DETERMINING WHETHER RIPPLES WERE DEPOSITED BY A CURRENT, WAVE ACTION, OR COMBINED FLOW...

 Photo 1: Dr. Isbell explains the different types of ripples and how to calculate ripple indices to Jim, Carrie, Quinton, and Joe. Ripples may be deposited  by: A Current Wave Action Combined Flow--may be current-dominated or wave-dominated  We can determine how  ripples were deposited by: Calculating the ripple index Calculating the average ripple index Interpreting the results

 Photo 2: (Left to right) Joe, Jim, Quinton, and Gina try to find ideal ripples to measure at  Laurel Lake Spillway in Kentucky. STEP 1: Choose a good ripple to measure.  A good ripple is an "average" ripple, or a ripple that is representative of a particular location.

 STEP 2: Determine the stoss and lee sides of the ripple.

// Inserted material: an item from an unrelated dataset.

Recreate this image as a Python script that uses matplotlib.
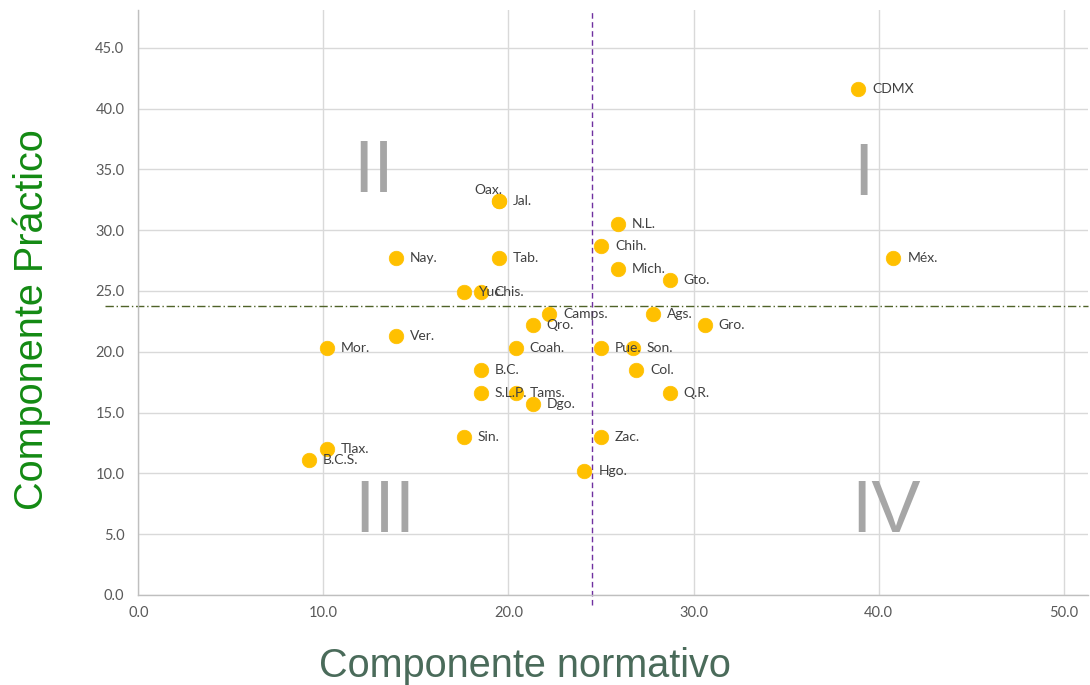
import matplotlib
matplotlib.use("Agg")
import matplotlib.pyplot as plt

# ---- data ----
states = ["CDMX", "Méx.", "Jal.", "Oax.", "Nay.", "Tab.", "Yuc.", "Chis.", "N.L.", "Chih.",
          "Mich.", "Gto.", "Camps.", "Qro.", "Ags.", "Gro.", "Mor.", "Ver.", "Coah.", "Pue.",
          "Son.", "B.C.", "Col.", "S.L.P.", "Tams.", "Q.R.", "Dgo.", "Sin.", "Zac.", "Tlax.",
          "B.C.S.", "Hgo."]
normativo = [38.9, 40.8, 19.5, 19.5, 13.9, 19.5, 17.6, 18.5, 25.9, 25.0,
             25.9, 28.7, 22.2, 21.3, 27.8, 30.6, 10.2, 13.9, 20.4, 25.0,
             26.7, 18.5, 26.9, 18.5, 20.4, 28.7, 21.3, 17.6, 25.0, 10.2,
             9.2, 24.1]
practico = [41.6, 27.7, 32.4, 32.4, 27.7, 27.7, 24.9, 24.9, 30.5, 28.7,
            26.8, 25.9, 23.1, 22.2, 23.1, 22.2, 20.3, 21.3, 20.3, 20.3,
            20.3, 18.5, 18.5, 16.6, 16.6, 16.6, 15.7, 13.0, 13.0, 12.0,
            11.1, 10.2]
mean_normativo = 24.5
mean_practico = 23.8
quadrants = ["I", "II", "III", "IV"]
quad_x = [39.2, 12.7, 13.3, 40.4]
quad_y = [34.5, 34.7, 6.8, 6.8]
xticks = [0, 10, 20, 30, 40, 50]
yticks = [0, 5, 10, 15, 20, 25, 30, 35, 40, 45]

fig = plt.figure(figsize=(10.9, 6.85), dpi=100)
ax = fig.add_axes([0.1269, 0.1314, 0.8711, 0.854])
ax.set_xlim(0, 51.3)
ax.set_ylim(0, 48.1)
ax.set_xticks(xticks)
ax.set_yticks(yticks)
ax.set_xticklabels([f"{v:.1f}" for v in xticks])
ax.set_yticklabels([f"{v:.1f}" for v in yticks])
ax.tick_params(length=0, labelsize=10.5, labelcolor="#595959")
ax.tick_params(axis="y", pad=10)
ax.tick_params(axis="x", pad=8)
for lab in ax.get_xticklabels() + ax.get_yticklabels():
    lab.set_fontfamily("Lato")
ax.grid(True, color="#d9d9d9", linewidth=1)
ax.set_axisbelow(True)
for s in ["top", "right"]:
    ax.spines[s].set_visible(False)
for s in ["left", "bottom"]:
    ax.spines[s].set_color("#bfbfbf")
    ax.spines[s].set_linewidth(1)

# quadrant numerals
for q, qx, qy in zip(quadrants, quad_x, quad_y):
    ax.text(qx, qy, q, fontsize=53, color="#a6a6a6", family="Liberation Sans",
            ha="center", va="center", zorder=1)

# mean lines
ax.plot([-1.8, 51.3], [mean_practico, mean_practico], color="#4f6228", lw=1,
        ls=(0, (6, 2, 1, 2)), clip_on=False, zorder=2)
ax.plot([mean_normativo, mean_normativo], [-0.8, 47.9], color="#7030a0", lw=1,
        ls=(0, (4, 2.5)), clip_on=False, zorder=2)

ax.scatter(normativo, practico, s=110, color="#ffc000", edgecolor="#ffc000",
           linewidth=0.5, zorder=3)
for name, x, y in zip(states, normativo, practico):
    if name == "Oax.":
        ax.annotate(name, (x, y), xytext=(2, 8), textcoords="offset points",
                    ha="right", va="center", fontsize=10, color="#404040",
                    family="Lato", zorder=4)
    else:
        ax.annotate(name, (x, y), xytext=(10, 0), textcoords="offset points",
                    ha="left", va="center", fontsize=10, color="#404040",
                    family="Lato", zorder=4)

fig.text(0.4817, 0.012, "Componente normativo", fontsize=28.5, color="#4a6b5a",
         family="Liberation Sans", ha="center", va="baseline")
fig.text(0.0394, 0.533, "Componente Práctico", fontsize=28.5, color="#138a13",
         family="Liberation Sans", ha="center", va="baseline",
         rotation=90, rotation_mode="anchor")

fig.savefig("out.png", dpi=100)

The stoss side has a gentle slope, and the lee side has a steep slope.  The stoss and lee sides also help you determine the direction of flow.

 STEP 3: Take the measurements of the stoss side length, lee side length, and  height.  Our class made pencil marks on the actual ripples so we knew where to start and end our measurements.

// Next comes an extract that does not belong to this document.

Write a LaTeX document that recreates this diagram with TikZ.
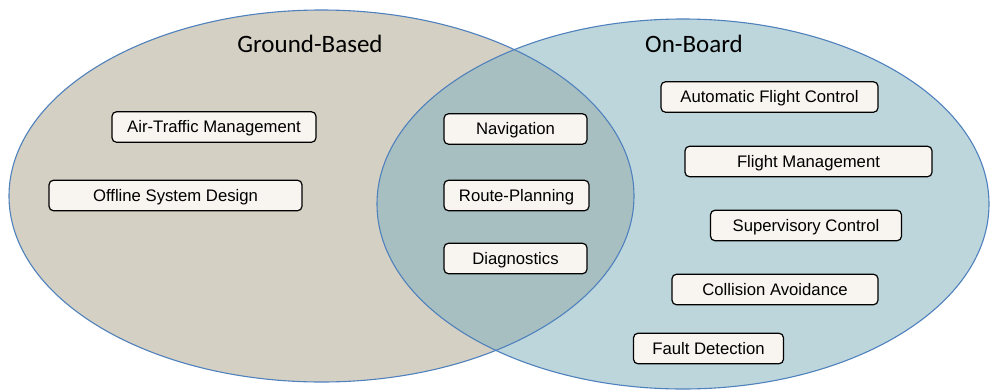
\documentclass[tikz,border=0pt]{standalone}
\usepackage{fontspec}
\setmainfont{Liberation Sans}
\newfontfamily\titlefont{Carlito}
\begin{document}
\begin{tikzpicture}[x=1pt,y=-1pt,
  setline/.style={draw=setblue,line width=1.1pt},
  item/.style={draw=black,line width=1.2pt,fill=boxfill,rounded corners=4.5pt,
    minimum height=30.5pt,inner sep=0pt,text height=11pt,text depth=0pt,
    font=\fontsize{16.7}{18}\selectfont},
  settitle/.style={anchor=base,font=\titlefont\fontsize{25}{28}\selectfont}]
\definecolor{setblue}{RGB}{79,129,189}
\definecolor{groundfill}{RGB}{212,208,195}
\definecolor{boardfill}{RGB}{189,214,220}
\definecolor{bothfill}{RGB}{168,191,194}
\definecolor{boxfill}{RGB}{248,244,239}
\useasboundingbox (0,0) rectangle (991,389);

% the two sets
\fill[groundfill] (321.5,196) ellipse [x radius=312.5,y radius=186];
\fill[boardfill] (683,204) ellipse [x radius=306,y radius=185];
\begin{scope}
  \clip (321.5,196) ellipse [x radius=312.5,y radius=186];
  \fill[bothfill] (683,204) ellipse [x radius=306,y radius=185];
\end{scope}
\draw[setline] (321.5,196) ellipse [x radius=312.5,y radius=186];
\draw[setline] (683,204) ellipse [x radius=306,y radius=185];

% set titles
\node[settitle] (ground) at (310,52) {Ground-Based};
\node[settitle] (board) at (694,52) {On-Board};

% ground-based only
\node[item,minimum width=204pt] (atm) at (214,127) {Air-Traffic Management};
\node[item,minimum width=253pt] (osd) at (175.5,195.5) {Offline System Design};

% shared
\node[item,minimum width=143pt] (nav) at (515.5,129) {Navigation};
\node[item,minimum width=145pt] (rp) at (516.5,195.5) {Route-Planning};
\node[item,minimum width=143pt] (diag) at (515.5,258.5) {Diagnostics};

% on-board only
\node[item,minimum width=217pt] (afc) at (769.5,97) {Automatic Flight Control};
\node[item,minimum width=247pt] (fm) at (808.5,161.5) {Flight Management};
\node[item,minimum width=191pt] (sc) at (806,225.5) {Supervisory Control};
\node[item,minimum width=206pt] (ca) at (775,289.5) {Collision Avoidance};
\node[item,minimum width=150pt] (fd) at (708.5,348.5) {Fault Detection};
\end{tikzpicture}
\end{document}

 Photo 3:  Measuring ripple height using the "Ripple Measuring Instrument." How To Take Measurements: Ripple length and height can be determined by using the "Ripple Measuring Instrument" as shown in the photo on the left.  The ripple height in the photo is about .75 cm.

 STEP 4: Calculate the ripple indices where:  L = ripple length (stoss side + lee side)  H = ripple height  L / H = ripple index      Note: all of our measurements were taken in centimeters.

 Photo 4: Kim recording and interpreting data. STEP 5: Interpret your results.  If the average ripple index is:   < 4, the ripples were deposited by wave action.  > 15, the ripples were deposited by a current. 4-15, the ripples were deposited by combined flow. Our Conclusions for the ripples found at Laurel Lake Spillway:  **The average ripple index was 8.33, which means they were most likely deposited by combined flow.